[Rows from a dataset of charts and code]
++++

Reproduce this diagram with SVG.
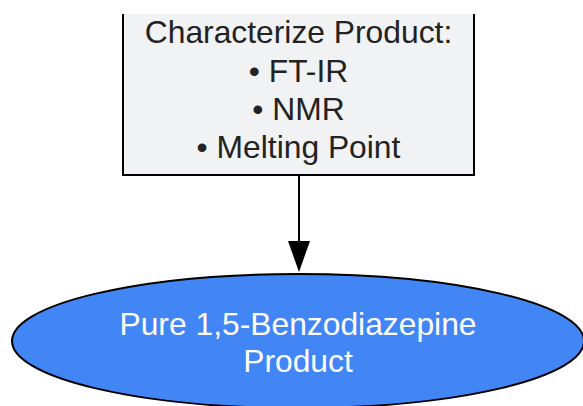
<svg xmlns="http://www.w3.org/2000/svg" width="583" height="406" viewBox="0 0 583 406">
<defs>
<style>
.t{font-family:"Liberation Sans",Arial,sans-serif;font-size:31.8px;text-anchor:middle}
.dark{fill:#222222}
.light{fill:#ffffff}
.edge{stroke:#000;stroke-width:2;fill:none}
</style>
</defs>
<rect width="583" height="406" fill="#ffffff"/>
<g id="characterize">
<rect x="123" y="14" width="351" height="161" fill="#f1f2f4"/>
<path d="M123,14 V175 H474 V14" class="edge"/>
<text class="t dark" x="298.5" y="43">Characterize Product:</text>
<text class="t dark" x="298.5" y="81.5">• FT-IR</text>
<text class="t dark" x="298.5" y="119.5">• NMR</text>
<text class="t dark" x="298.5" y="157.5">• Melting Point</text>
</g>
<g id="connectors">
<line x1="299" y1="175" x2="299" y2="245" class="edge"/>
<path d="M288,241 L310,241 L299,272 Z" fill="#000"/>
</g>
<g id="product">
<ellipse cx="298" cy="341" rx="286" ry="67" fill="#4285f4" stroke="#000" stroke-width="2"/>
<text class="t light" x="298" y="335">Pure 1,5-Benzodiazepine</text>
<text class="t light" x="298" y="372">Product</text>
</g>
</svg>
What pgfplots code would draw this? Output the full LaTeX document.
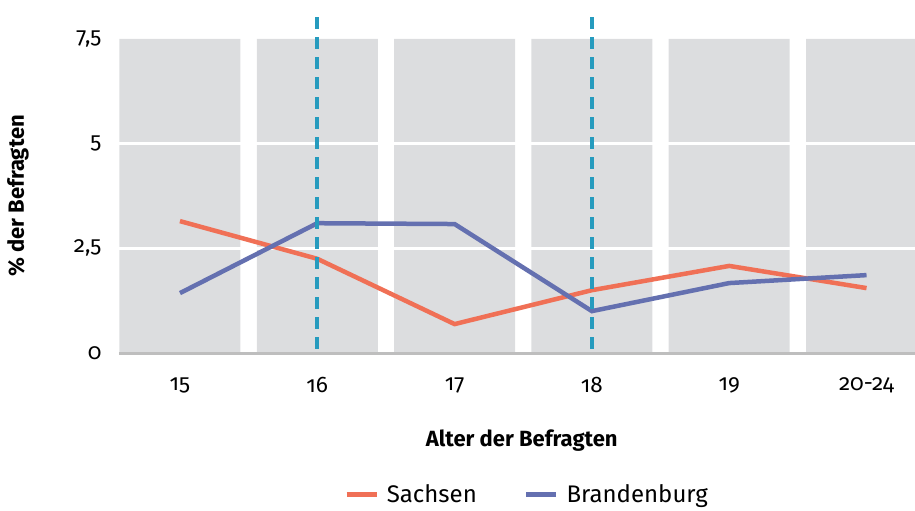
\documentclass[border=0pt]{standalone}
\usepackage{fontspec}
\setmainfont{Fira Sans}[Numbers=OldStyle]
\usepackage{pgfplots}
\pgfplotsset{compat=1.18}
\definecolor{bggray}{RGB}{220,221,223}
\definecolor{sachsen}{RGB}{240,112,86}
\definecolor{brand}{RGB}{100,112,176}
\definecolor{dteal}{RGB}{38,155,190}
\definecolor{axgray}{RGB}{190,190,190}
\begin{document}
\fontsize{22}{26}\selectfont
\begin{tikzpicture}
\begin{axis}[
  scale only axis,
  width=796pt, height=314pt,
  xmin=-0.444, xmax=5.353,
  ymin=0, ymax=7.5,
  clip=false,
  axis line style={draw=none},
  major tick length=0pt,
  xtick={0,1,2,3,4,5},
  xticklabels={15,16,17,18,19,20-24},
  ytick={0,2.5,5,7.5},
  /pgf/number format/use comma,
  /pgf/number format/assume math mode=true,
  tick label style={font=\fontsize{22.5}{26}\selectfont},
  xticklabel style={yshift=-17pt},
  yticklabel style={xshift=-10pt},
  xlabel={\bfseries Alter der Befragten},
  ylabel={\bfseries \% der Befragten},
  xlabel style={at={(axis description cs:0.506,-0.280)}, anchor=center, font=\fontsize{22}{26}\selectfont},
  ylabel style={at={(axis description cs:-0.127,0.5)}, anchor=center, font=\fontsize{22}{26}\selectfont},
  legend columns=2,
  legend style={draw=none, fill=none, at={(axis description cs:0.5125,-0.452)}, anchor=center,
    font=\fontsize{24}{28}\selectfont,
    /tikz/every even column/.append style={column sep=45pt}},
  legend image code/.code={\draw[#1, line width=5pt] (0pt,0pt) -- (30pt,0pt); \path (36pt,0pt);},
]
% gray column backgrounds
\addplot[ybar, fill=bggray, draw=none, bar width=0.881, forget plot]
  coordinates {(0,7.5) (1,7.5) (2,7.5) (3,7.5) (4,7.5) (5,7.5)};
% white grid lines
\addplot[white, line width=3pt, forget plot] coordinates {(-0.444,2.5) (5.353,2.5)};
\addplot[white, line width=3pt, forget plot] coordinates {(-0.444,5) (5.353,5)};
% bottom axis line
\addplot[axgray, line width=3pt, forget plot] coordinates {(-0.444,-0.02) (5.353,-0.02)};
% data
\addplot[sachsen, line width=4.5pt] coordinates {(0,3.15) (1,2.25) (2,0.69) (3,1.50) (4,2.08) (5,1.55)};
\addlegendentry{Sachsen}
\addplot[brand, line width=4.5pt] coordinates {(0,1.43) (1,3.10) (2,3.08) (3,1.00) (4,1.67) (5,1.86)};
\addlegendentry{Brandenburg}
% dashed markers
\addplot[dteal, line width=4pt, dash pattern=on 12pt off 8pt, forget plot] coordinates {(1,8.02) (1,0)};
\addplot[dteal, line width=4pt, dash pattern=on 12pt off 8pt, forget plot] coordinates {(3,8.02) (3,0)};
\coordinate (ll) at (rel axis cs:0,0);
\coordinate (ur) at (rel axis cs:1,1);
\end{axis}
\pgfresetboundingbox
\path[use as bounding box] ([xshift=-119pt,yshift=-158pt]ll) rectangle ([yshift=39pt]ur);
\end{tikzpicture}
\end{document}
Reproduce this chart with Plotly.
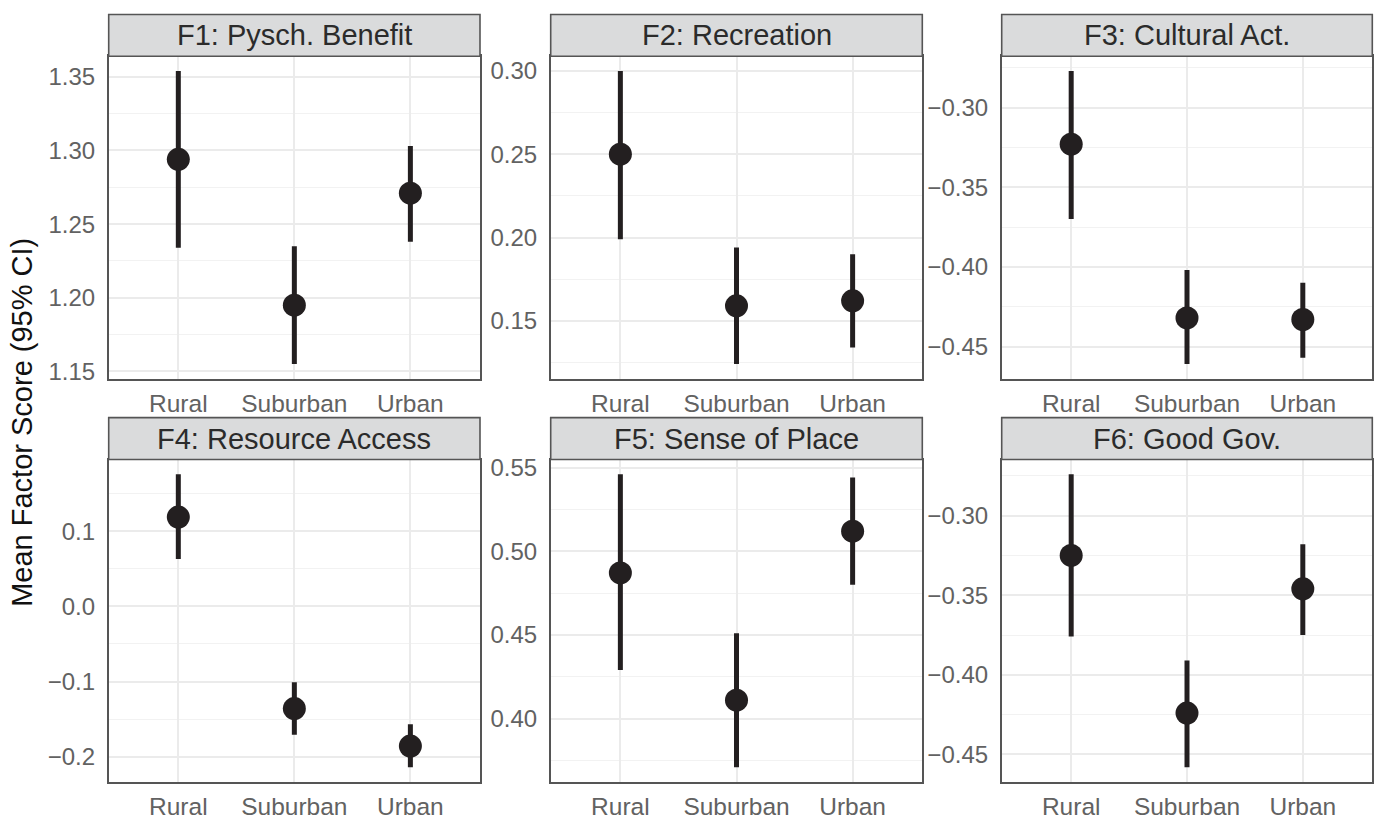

++++

Without the pictures, extract every entry verbatim.

Task result:
Reproduce this diagram with SVG.
<svg xmlns="http://www.w3.org/2000/svg" width="583" height="406" viewBox="0 0 583 406">
<defs>
<style>
.t{font-family:"Liberation Sans",Arial,sans-serif;font-size:31.8px;text-anchor:middle}
.dark{fill:#222222}
.light{fill:#ffffff}
.edge{stroke:#000;stroke-width:2;fill:none}
</style>
</defs>
<rect width="583" height="406" fill="#ffffff"/>
<g id="characterize">
<rect x="123" y="14" width="351" height="161" fill="#f1f2f4"/>
<path d="M123,14 V175 H474 V14" class="edge"/>
<text class="t dark" x="298.5" y="43">Characterize Product:</text>
<text class="t dark" x="298.5" y="81.5">• FT-IR</text>
<text class="t dark" x="298.5" y="119.5">• NMR</text>
<text class="t dark" x="298.5" y="157.5">• Melting Point</text>
</g>
<g id="connectors">
<line x1="299" y1="175" x2="299" y2="245" class="edge"/>
<path d="M288,241 L310,241 L299,272 Z" fill="#000"/>
</g>
<g id="product">
<ellipse cx="298" cy="341" rx="286" ry="67" fill="#4285f4" stroke="#000" stroke-width="2"/>
<text class="t light" x="298" y="335">Pure 1,5-Benzodiazepine</text>
<text class="t light" x="298" y="372">Product</text>
</g>
</svg>
What pgfplots code would draw this? Output the full LaTeX document.
\documentclass[border=0pt]{standalone}
\usepackage{fontspec}
\setmainfont{Fira Sans}[Numbers=OldStyle]
\usepackage{pgfplots}
\pgfplotsset{compat=1.18}
\definecolor{bggray}{RGB}{220,221,223}
\definecolor{sachsen}{RGB}{240,112,86}
\definecolor{brand}{RGB}{100,112,176}
\definecolor{dteal}{RGB}{38,155,190}
\definecolor{axgray}{RGB}{190,190,190}
\begin{document}
\fontsize{22}{26}\selectfont
\begin{tikzpicture}
\begin{axis}[
  scale only axis,
  width=796pt, height=314pt,
  xmin=-0.444, xmax=5.353,
  ymin=0, ymax=7.5,
  clip=false,
  axis line style={draw=none},
  major tick length=0pt,
  xtick={0,1,2,3,4,5},
  xticklabels={15,16,17,18,19,20-24},
  ytick={0,2.5,5,7.5},
  /pgf/number format/use comma,
  /pgf/number format/assume math mode=true,
  tick label style={font=\fontsize{22.5}{26}\selectfont},
  xticklabel style={yshift=-17pt},
  yticklabel style={xshift=-10pt},
  xlabel={\bfseries Alter der Befragten},
  ylabel={\bfseries \% der Befragten},
  xlabel style={at={(axis description cs:0.506,-0.280)}, anchor=center, font=\fontsize{22}{26}\selectfont},
  ylabel style={at={(axis description cs:-0.127,0.5)}, anchor=center, font=\fontsize{22}{26}\selectfont},
  legend columns=2,
  legend style={draw=none, fill=none, at={(axis description cs:0.5125,-0.452)}, anchor=center,
    font=\fontsize{24}{28}\selectfont,
    /tikz/every even column/.append style={column sep=45pt}},
  legend image code/.code={\draw[#1, line width=5pt] (0pt,0pt) -- (30pt,0pt); \path (36pt,0pt);},
]
% gray column backgrounds
\addplot[ybar, fill=bggray, draw=none, bar width=0.881, forget plot]
  coordinates {(0,7.5) (1,7.5) (2,7.5) (3,7.5) (4,7.5) (5,7.5)};
% white grid lines
\addplot[white, line width=3pt, forget plot] coordinates {(-0.444,2.5) (5.353,2.5)};
\addplot[white, line width=3pt, forget plot] coordinates {(-0.444,5) (5.353,5)};
% bottom axis line
\addplot[axgray, line width=3pt, forget plot] coordinates {(-0.444,-0.02) (5.353,-0.02)};
% data
\addplot[sachsen, line width=4.5pt] coordinates {(0,3.15) (1,2.25) (2,0.69) (3,1.50) (4,2.08) (5,1.55)};
\addlegendentry{Sachsen}
\addplot[brand, line width=4.5pt] coordinates {(0,1.43) (1,3.10) (2,3.08) (3,1.00) (4,1.67) (5,1.86)};
\addlegendentry{Brandenburg}
% dashed markers
\addplot[dteal, line width=4pt, dash pattern=on 12pt off 8pt, forget plot] coordinates {(1,8.02) (1,0)};
\addplot[dteal, line width=4pt, dash pattern=on 12pt off 8pt, forget plot] coordinates {(3,8.02) (3,0)};
\coordinate (ll) at (rel axis cs:0,0);
\coordinate (ur) at (rel axis cs:1,1);
\end{axis}
\pgfresetboundingbox
\path[use as bounding box] ([xshift=-119pt,yshift=-158pt]ll) rectangle ([yshift=39pt]ur);
\end{tikzpicture}
\end{document}
Reproduce this chart with Plotly.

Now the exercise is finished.